▶ [GIVEN TASK]: Write out all the material exactly. Leave nothing out.

▶ [INFORMATION SUPPLIED]:
========================================================================

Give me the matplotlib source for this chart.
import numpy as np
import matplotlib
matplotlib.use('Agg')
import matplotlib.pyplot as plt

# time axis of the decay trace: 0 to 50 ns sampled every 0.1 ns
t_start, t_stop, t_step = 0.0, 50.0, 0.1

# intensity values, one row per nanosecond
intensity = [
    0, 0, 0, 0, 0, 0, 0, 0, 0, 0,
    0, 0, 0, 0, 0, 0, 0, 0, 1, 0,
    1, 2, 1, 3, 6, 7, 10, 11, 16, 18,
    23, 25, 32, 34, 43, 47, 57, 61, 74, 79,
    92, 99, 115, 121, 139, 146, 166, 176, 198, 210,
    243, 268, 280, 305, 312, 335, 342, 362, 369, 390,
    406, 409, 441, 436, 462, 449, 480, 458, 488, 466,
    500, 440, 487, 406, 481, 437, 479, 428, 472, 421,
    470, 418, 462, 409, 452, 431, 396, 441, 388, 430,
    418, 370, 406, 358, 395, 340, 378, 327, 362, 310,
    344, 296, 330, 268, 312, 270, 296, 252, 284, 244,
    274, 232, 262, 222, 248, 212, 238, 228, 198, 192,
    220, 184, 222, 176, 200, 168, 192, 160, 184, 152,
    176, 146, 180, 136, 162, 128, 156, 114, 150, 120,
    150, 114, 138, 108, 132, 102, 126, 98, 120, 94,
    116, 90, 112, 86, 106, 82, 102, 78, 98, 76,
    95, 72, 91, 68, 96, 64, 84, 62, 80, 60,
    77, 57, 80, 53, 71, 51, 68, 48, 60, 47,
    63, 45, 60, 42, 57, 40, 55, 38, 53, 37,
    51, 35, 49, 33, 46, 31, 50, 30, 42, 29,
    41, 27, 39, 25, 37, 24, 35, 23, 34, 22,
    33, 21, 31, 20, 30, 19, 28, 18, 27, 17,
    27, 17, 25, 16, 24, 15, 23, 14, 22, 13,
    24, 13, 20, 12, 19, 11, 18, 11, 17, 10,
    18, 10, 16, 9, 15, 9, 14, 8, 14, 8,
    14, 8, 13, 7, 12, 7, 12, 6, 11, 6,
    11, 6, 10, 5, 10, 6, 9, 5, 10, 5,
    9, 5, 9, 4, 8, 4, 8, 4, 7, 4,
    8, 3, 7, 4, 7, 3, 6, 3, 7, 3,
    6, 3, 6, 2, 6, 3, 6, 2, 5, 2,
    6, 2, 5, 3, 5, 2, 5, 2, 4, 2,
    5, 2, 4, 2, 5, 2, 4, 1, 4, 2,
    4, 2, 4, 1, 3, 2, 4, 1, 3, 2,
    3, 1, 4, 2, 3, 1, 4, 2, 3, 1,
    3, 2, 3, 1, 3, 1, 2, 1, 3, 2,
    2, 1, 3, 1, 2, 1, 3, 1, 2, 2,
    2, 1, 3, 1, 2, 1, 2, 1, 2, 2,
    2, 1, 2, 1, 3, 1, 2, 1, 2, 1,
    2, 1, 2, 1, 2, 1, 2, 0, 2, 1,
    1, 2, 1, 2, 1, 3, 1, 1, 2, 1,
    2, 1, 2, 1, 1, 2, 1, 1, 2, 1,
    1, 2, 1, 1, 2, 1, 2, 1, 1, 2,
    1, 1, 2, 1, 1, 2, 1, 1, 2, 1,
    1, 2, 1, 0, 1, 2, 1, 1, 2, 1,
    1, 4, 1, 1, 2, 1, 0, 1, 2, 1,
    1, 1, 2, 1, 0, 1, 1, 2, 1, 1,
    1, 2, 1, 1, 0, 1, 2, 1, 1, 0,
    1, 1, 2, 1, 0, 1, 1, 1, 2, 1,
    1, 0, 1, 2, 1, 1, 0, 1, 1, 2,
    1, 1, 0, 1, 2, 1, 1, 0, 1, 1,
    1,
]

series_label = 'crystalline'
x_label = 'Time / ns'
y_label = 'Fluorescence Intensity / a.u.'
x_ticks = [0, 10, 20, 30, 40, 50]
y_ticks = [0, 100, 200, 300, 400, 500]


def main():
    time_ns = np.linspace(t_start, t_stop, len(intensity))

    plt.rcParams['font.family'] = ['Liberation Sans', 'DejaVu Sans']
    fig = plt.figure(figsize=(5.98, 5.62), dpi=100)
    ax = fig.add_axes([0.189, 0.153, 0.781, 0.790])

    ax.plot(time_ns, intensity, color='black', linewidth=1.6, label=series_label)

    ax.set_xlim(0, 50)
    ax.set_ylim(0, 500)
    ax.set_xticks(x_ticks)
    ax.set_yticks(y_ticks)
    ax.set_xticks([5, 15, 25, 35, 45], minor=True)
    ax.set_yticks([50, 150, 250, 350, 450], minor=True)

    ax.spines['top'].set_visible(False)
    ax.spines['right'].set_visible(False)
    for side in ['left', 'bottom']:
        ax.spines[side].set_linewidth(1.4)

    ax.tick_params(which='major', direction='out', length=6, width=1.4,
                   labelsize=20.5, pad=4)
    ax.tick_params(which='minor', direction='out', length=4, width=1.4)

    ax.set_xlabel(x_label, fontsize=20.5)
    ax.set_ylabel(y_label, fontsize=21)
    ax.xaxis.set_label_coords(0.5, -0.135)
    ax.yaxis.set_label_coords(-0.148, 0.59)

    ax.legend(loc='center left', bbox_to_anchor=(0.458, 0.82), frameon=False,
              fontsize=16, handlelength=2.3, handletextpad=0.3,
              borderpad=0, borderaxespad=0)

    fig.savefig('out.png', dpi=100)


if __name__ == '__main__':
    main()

========================================================================

▶ [TASK SOLUTION]:
Give me the matplotlib source for this chart.
import numpy as np
import matplotlib
matplotlib.use('Agg')
import matplotlib.pyplot as plt

# time axis of the decay trace: 0 to 50 ns sampled every 0.1 ns
t_start, t_stop, t_step = 0.0, 50.0, 0.1

# intensity values, one row per nanosecond
intensity = [
    0, 0, 0, 0, 0, 0, 0, 0, 0, 0,
    0, 0, 0, 0, 0, 0, 0, 0, 1, 0,
    1, 2, 1, 3, 6, 7, 10, 11, 16, 18,
    23, 25, 32, 34, 43, 47, 57, 61, 74, 79,
    92, 99, 115, 121, 139, 146, 166, 176, 198, 210,
    243, 268, 280, 305, 312, 335, 342, 362, 369, 390,
    406, 409, 441, 436, 462, 449, 480, 458, 488, 466,
    500, 440, 487, 406, 481, 437, 479, 428, 472, 421,
    470, 418, 462, 409, 452, 431, 396, 441, 388, 430,
    418, 370, 406, 358, 395, 340, 378, 327, 362, 310,
    344, 296, 330, 268, 312, 270, 296, 252, 284, 244,
    274, 232, 262, 222, 248, 212, 238, 228, 198, 192,
    220, 184, 222, 176, 200, 168, 192, 160, 184, 152,
    176, 146, 180, 136, 162, 128, 156, 114, 150, 120,
    150, 114, 138, 108, 132, 102, 126, 98, 120, 94,
    116, 90, 112, 86, 106, 82, 102, 78, 98, 76,
    95, 72, 91, 68, 96, 64, 84, 62, 80, 60,
    77, 57, 80, 53, 71, 51, 68, 48, 60, 47,
    63, 45, 60, 42, 57, 40, 55, 38, 53, 37,
    51, 35, 49, 33, 46, 31, 50, 30, 42, 29,
    41, 27, 39, 25, 37, 24, 35, 23, 34, 22,
    33, 21, 31, 20, 30, 19, 28, 18, 27, 17,
    27, 17, 25, 16, 24, 15, 23, 14, 22, 13,
    24, 13, 20, 12, 19, 11, 18, 11, 17, 10,
    18, 10, 16, 9, 15, 9, 14, 8, 14, 8,
    14, 8, 13, 7, 12, 7, 12, 6, 11, 6,
    11, 6, 10, 5, 10, 6, 9, 5, 10, 5,
    9, 5, 9, 4, 8, 4, 8, 4, 7, 4,
    8, 3, 7, 4, 7, 3, 6, 3, 7, 3,
    6, 3, 6, 2, 6, 3, 6, 2, 5, 2,
    6, 2, 5, 3, 5, 2, 5, 2, 4, 2,
    5, 2, 4, 2, 5, 2, 4, 1, 4, 2,
    4, 2, 4, 1, 3, 2, 4, 1, 3, 2,
    3, 1, 4, 2, 3, 1, 4, 2, 3, 1,
    3, 2, 3, 1, 3, 1, 2, 1, 3, 2,
    2, 1, 3, 1, 2, 1, 3, 1, 2, 2,
    2, 1, 3, 1, 2, 1, 2, 1, 2, 2,
    2, 1, 2, 1, 3, 1, 2, 1, 2, 1,
    2, 1, 2, 1, 2, 1, 2, 0, 2, 1,
    1, 2, 1, 2, 1, 3, 1, 1, 2, 1,
    2, 1, 2, 1, 1, 2, 1, 1, 2, 1,
    1, 2, 1, 1, 2, 1, 2, 1, 1, 2,
    1, 1, 2, 1, 1, 2, 1, 1, 2, 1,
    1, 2, 1, 0, 1, 2, 1, 1, 2, 1,
    1, 4, 1, 1, 2, 1, 0, 1, 2, 1,
    1, 1, 2, 1, 0, 1, 1, 2, 1, 1,
    1, 2, 1, 1, 0, 1, 2, 1, 1, 0,
    1, 1, 2, 1, 0, 1, 1, 1, 2, 1,
    1, 0, 1, 2, 1, 1, 0, 1, 1, 2,
    1, 1, 0, 1, 2, 1, 1, 0, 1, 1,
    1,
]

series_label = 'crystalline'
x_label = 'Time / ns'
y_label = 'Fluorescence Intensity / a.u.'
x_ticks = [0, 10, 20, 30, 40, 50]
y_ticks = [0, 100, 200, 300, 400, 500]


def main():
    time_ns = np.linspace(t_start, t_stop, len(intensity))

    plt.rcParams['font.family'] = ['Liberation Sans', 'DejaVu Sans']
    fig = plt.figure(figsize=(5.98, 5.62), dpi=100)
    ax = fig.add_axes([0.189, 0.153, 0.781, 0.790])

    ax.plot(time_ns, intensity, color='black', linewidth=1.6, label=series_label)

    ax.set_xlim(0, 50)
    ax.set_ylim(0, 500)
    ax.set_xticks(x_ticks)
    ax.set_yticks(y_ticks)
    ax.set_xticks([5, 15, 25, 35, 45], minor=True)
    ax.set_yticks([50, 150, 250, 350, 450], minor=True)

    ax.spines['top'].set_visible(False)
    ax.spines['right'].set_visible(False)
    for side in ['left', 'bottom']:
        ax.spines[side].set_linewidth(1.4)

    ax.tick_params(which='major', direction='out', length=6, width=1.4,
                   labelsize=20.5, pad=4)
    ax.tick_params(which='minor', direction='out', length=4, width=1.4)

    ax.set_xlabel(x_label, fontsize=20.5)
    ax.set_ylabel(y_label, fontsize=21)
    ax.xaxis.set_label_coords(0.5, -0.135)
    ax.yaxis.set_label_coords(-0.148, 0.59)

    ax.legend(loc='center left', bbox_to_anchor=(0.458, 0.82), frameon=False,
              fontsize=16, handlelength=2.3, handletextpad=0.3,
              borderpad=0, borderaxespad=0)

    fig.savefig('out.png', dpi=100)


if __name__ == '__main__':
    main()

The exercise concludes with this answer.